# Strange behaviour in Silver Shark?



## sgtpepper9 (Jan 25, 2010)

Hi everyone, this is my first post, but I've been reading this great forum for a few months before I finally decided to set up my first tank. A friend gifted me a slightly used (he grows aquarium plants, and used it as storage for plants he was planning to sell) 30 litre tank. I let it cycle, had my friend check the levels which were all fine, and then set it up with a few plants, some rocks, and (finally) my new fish. I went to a large aquarium here in Melbourne, and was recommended to start small for such a small tank. I decided on a Dwarf Gourami, a few Neon Tetra and a Silver Shark. The others I had planned on getting, but the Silver Shark was a surprise, I just really liked him in the store. The staff member said this set up would be good, and maybe to add another Gourami or a few more Tetra at some point. Anyway, it's one week later and they all seem to be settling in well, except I've noticed that the Silver Shark is 'kissing' the side of the tank a lot, and spends much of the day in a generally distressed state, hanging out near the side and quickly swimming up and down. The other fish don't seem bothered, and all seem to be fine. 
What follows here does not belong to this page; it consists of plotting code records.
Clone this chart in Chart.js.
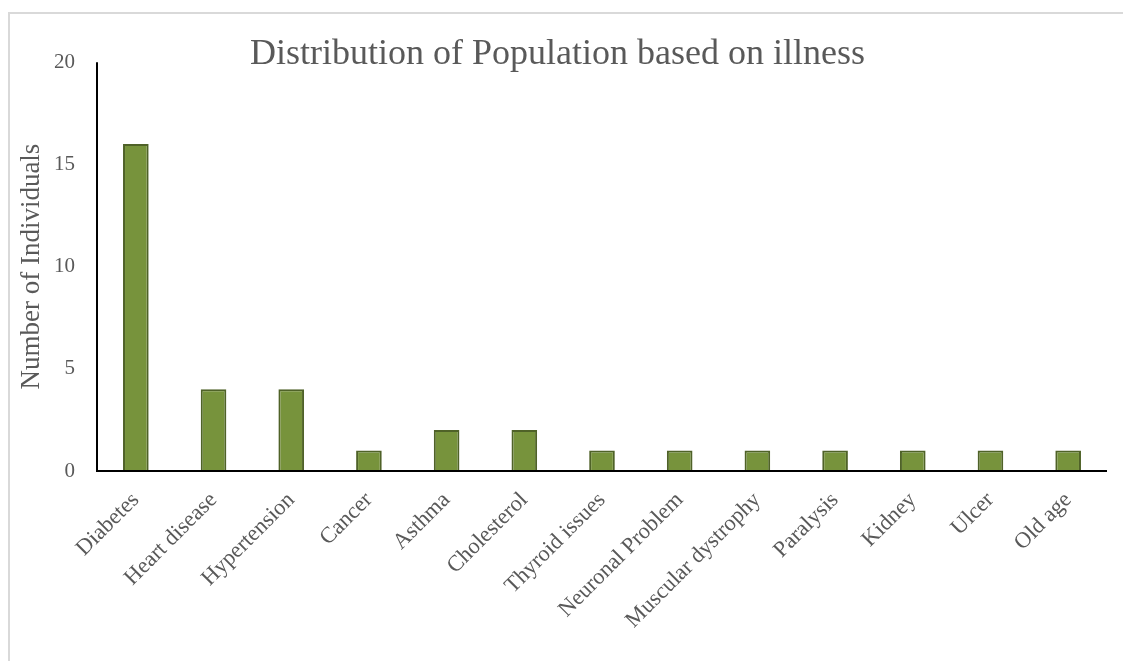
<!DOCTYPE html>
<html>
<head>
<meta charset="utf-8">
<script src="https://cdn.jsdelivr.net/npm/chart.js@4"></script>
<style>
  html, body { margin: 0; padding: 0; background: #fff; }
  #wrap { position: relative; width: 1123px; height: 661px; overflow: hidden; }
  #frame { position: absolute; left: 8px; top: 12px; width: 1200px; height: 700px;
           border-top: 2px solid #d9d9d9; border-left: 2px solid #d9d9d9; }
  canvas { position: absolute; left: 0; top: 0; }
</style>
</head>
<body>
<div id="wrap">
  <div id="frame"></div>
  <canvas id="chart" width="1123" height="661"></canvas>
</div>
<script>
// --- data ---
const illnesses = ['Diabetes', 'Heart disease', 'Hypertension', 'Cancer', 'Asthma', 'Cholesterol',
    'Thyroid issues', 'Neuronal Problem', 'Muscular dystrophy', 'Paralysis', 'Kidney', 'Ulcer', 'Old age'];
const individuals = [16, 4, 4, 1, 2, 2, 1, 1, 1, 1, 1, 1, 1];
const yTicks = [0, 5, 10, 15, 20];

const serif = '"Liberation Serif", "Times New Roman", serif';
const textColor = '#595959';

// x/y axis lines drawn in black like the original
const axisLines = {
    id: 'axisLines',
    afterDatasetsDraw(chart) {
        const { ctx, chartArea: a } = chart;
        ctx.save();
        ctx.strokeStyle = '#000';
        ctx.lineWidth = 2;
        ctx.beginPath();
        ctx.moveTo(a.left, a.top);
        ctx.lineTo(a.left, a.bottom);
        ctx.lineTo(a.right, a.bottom);
        ctx.stroke();
        ctx.restore();
    }
};

new Chart(document.getElementById('chart'), {
    type: 'bar',
    data: {
        labels: illnesses,
        datasets: [{
            label: 'Number of Individuals',
            data: individuals,
            backgroundColor: '#77933c',
            borderColor: '#4f6228',
            borderWidth: 2,
            barPercentage: 0.33,
            categoryPercentage: 1.0
        }]
    },
    options: {
        responsive: false,
        animation: false,
        layout: { padding: { top: 12, left: 8, right: 16, bottom: 0 } },
        plugins: {
            legend: { display: false },
            tooltip: { enabled: false },
            title: {
                display: true,
                text: 'Distribution of Population based on illness',
                color: textColor,
                font: { family: serif, size: 36, weight: 'normal' },
                padding: { top: 21, bottom: -14 }
            }
        },
        scales: {
            x: {
                grid: { display: false, drawTicks: false },
                border: { display: false },
                ticks: {
                    color: textColor,
                    font: { family: serif, size: 22.5 },
                    minRotation: 45,
                    maxRotation: 45,
                    padding: 16,
                    autoSkip: false
                },
                afterFit: s => { s.height = 190; }
            },
            y: {
                min: 0,
                max: 20,
                afterBuildTicks: s => { s.ticks = yTicks.map(v => ({ value: v })); },
                grid: { display: false, drawTicks: false },
                border: { display: false },
                ticks: {
                    color: textColor,
                    font: { family: serif, size: 21 },
                    padding: 22
                },
                title: {
                    display: true,
                    text: 'Number of Individuals',
                    color: textColor,
                    font: { family: serif, size: 27 },
                    padding: { top: 8, bottom: 0 }
                },
                afterFit: s => { s.width = 89; }
            }
        }
    },
    plugins: [axisLines]
});
</script>
</body>
</html>
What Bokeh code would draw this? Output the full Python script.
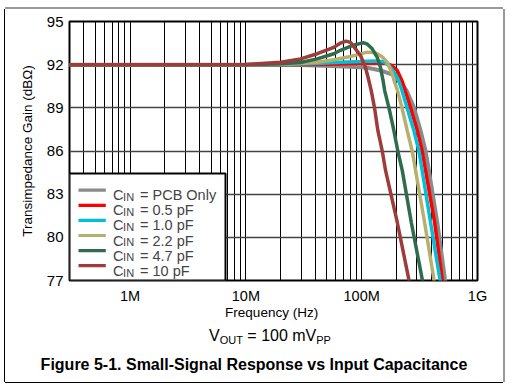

Is this normal behaviour for a Silver Shark? 
Or is it a problem that could be fixed by adding more aquarium plants or places to hide etc? 
Or is it just that the tank is too small for him? 

Cheers!


----------



## bettababy (Oct 12, 2006)

Your 30 liter tank is equal to 7.925 161 570 7 gallons. Put simply, not only is that tank too small for him but for the gourami as well (if you intend for it to live peacefully with neons long term). 
By silver shark are you referring to a bala shark?
http://www.unclemikespetworld.ie/fishimages/bala shark.jpg

If this is a bala shark you should know they grow to average about 14 inches long when adult and minimum tank size for 1 of these should be at least 75 - 90 gallons minimum. It doesn't sound as if your lfs knows much (if anything) about the fish they sold you. I would strongly suggest taking the shark back to them asap. As the gourami matures you may also notice it picking on or eating the neons, so I would watch them closely and keep a good watch on water params, too. That is quite a bit of waste load for such a small tank.


----------



## fryup (Jan 12, 2010)

i agree..the shark is stressed plus as far as im aware they are a shoeling fish and need to be in medium groups


----------



## sgtpepper9 (Jan 25, 2010)

Thanks so much for your feedback, I'll take him back to the store this week.


----------



## Austin (Feb 1, 2010)

Punch the guy who sold you it when you return it, will ya?... especially for recommending another gourami and some neon tetras...


----------